People v. Jennings

— Appeal by defendant from a judgment of the County Court, *803Suffolk County (Doyle, J.), rendered November 17, 1979, convicting Mm of rape in the first degree (six counts) and sodomy in the first degree (four counts), upon a jury verdict, and imposing sentence. The appeal brings up for review the denial, after a hearing, of so much of defendant’s motion as was to suppress certain statements. Judgment affirmed. In his omnibus motion papers, defendant, by his counsel’s affirmation, argued, inter alia, that his statements to the police should be suppressed since they followed his arrest at his home, “a month after the alleged incident without an arrest warrant and [he] was not told the nature of the offense for which he was being arrested”. However, at the suppression hearing, the only issue that was placed before the court was the factual question of whether defendant had been given notice, prior to his arrest, as to the officers’ purpose pursuant to CPL 120.80 (subd 4) and 140.15. At no time did counsel argue or request the court to rule upon this issue of whether defendant’s statements “should have been suppressed as a result of an arrest effected in his home without a warrant and in the absence of exigent circumstances (see Payton v New York, 445 US 573)” (People v Smith, 55 NY2d 888, 890).
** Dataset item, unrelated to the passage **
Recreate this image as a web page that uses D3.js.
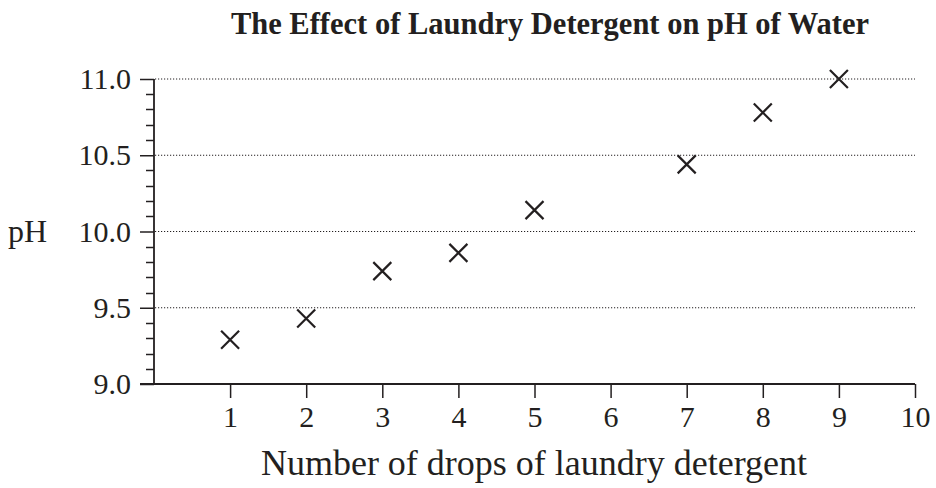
<!DOCTYPE html>
<html>
<head>
<meta charset="utf-8">
<script src="https://cdn.jsdelivr.net/npm/d3@7"></script>
<style>
  body { margin: 0; background: #fff; }
  svg text { font-family: "Liberation Serif", "DejaVu Serif", serif; fill: #231f20; }
</style>
</head>
<body>
<script>
// drops of detergent vs measured pH
const drops = [1, 2, 3, 4, 5, 7, 8, 9];
const phValues = [9.29, 9.43, 9.74, 9.86, 10.14, 10.44, 10.78, 11.0];
const xTicks = [1, 2, 3, 4, 5, 6, 7, 8, 9, 10];
const yTicks = [9.0, 9.5, 10.0, 10.5, 11.0];

const width = 936, height = 488;
const ink = "#231f20";

const svg = d3.select("body")
  .append("svg")
  .attr("width", width)
  .attr("height", height);

const x = d3.scaleLinear().domain([0, 10]).range([154, 915]);
const y = d3.scaleLinear().domain([9, 11]).range([384, 79]);

// dotted gridlines
svg.append("g")
  .selectAll("line")
  .data(yTicks.filter(d => d > 9))
  .join("line")
    .attr("x1", x(0) + 1)
    .attr("x2", x(10))
    .attr("y1", d => y(d))
    .attr("y2", d => y(d))
    .attr("stroke", ink)
    .attr("stroke-width", 1)
    .attr("stroke-dasharray", "1.2,1.8");

// minor y ticks
const minor = d3.range(9.1, 11, 0.1).filter(d => Math.abs(d * 2 - Math.round(d * 2)) > 0.01);
svg.append("g")
  .selectAll("line")
  .data(minor)
  .join("line")
    .attr("x1", x(0) - 8)
    .attr("x2", x(0))
    .attr("y1", d => Math.round(y(d)) + 0.5)
    .attr("y2", d => Math.round(y(d)) + 0.5)
    .attr("stroke", ink)
    .attr("stroke-width", 1.5);

const yAxis = svg.append("g")
  .attr("transform", `translate(${x(0)},0)`)
  .call(d3.axisLeft(y).tickValues(yTicks).tickFormat(d3.format(".1f")).tickSize(14).tickPadding(9));

const xAxis = svg.append("g")
  .attr("transform", `translate(0,${y(9)})`)
  .call(d3.axisBottom(x).tickValues(xTicks).tickSize(14).tickPadding(8));

[yAxis, xAxis].forEach(g => {
  g.select(".domain").attr("stroke", ink).attr("stroke-width", 1.8);
  g.selectAll(".tick line").attr("stroke", ink).attr("stroke-width", 1.5);
  g.selectAll(".tick text").attr("font-size", 30).attr("font-family", "Liberation Serif").attr("fill", ink);
});
xAxis.select(".domain").attr("d", `M${x(0) - 14},0H${x(10)}`);
yAxis.select(".domain").attr("d", `M0,${y(11)}V${y(9)}`);

// cross markers
const s = 9;
svg.append("g")
  .selectAll("path")
  .data(drops.map((d, i) => [d, phValues[i]]))
  .join("path")
    .attr("d", d => {
      const cx = x(d[0]), cy = y(d[1]);
      return `M${cx - s},${cy - s}L${cx + s},${cy + s}M${cx - s},${cy + s}L${cx + s},${cy - s}`;
    })
    .attr("stroke", ink)
    .attr("stroke-width", 2.2)
    .attr("fill", "none");

svg.append("text")
  .attr("x", 550)
  .attr("y", 34)
  .attr("text-anchor", "middle")
  .attr("font-size", 30.5)
  .attr("font-weight", "bold")
  .text("The Effect of Laundry Detergent on pH of Water");

svg.append("text")
  .attr("x", 534)
  .attr("y", 475)
  .attr("text-anchor", "middle")
  .attr("font-size", 36)
  .text("Number of drops of laundry detergent");

svg.append("text")
  .attr("x", 8)
  .attr("y", 242)
  .attr("font-size", 32)
  .text("pH");
</script>
</body>
</html>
By not pursuing that particular issue, defendant has failed to preserve it for appellate review as a matter of law (People v Smith, supra; People v Gonzalez, 55 NY2d 887, 888; People v Martin, 50 NY2d 1029). Moreover, under the circumstances herein presented, review of this issue is not warranted as a matter of discretion in the interest of justice. We have considered defendant’s other arguments and find them to be without merit. Lazer, Brown and Niehoff, JJ., concur.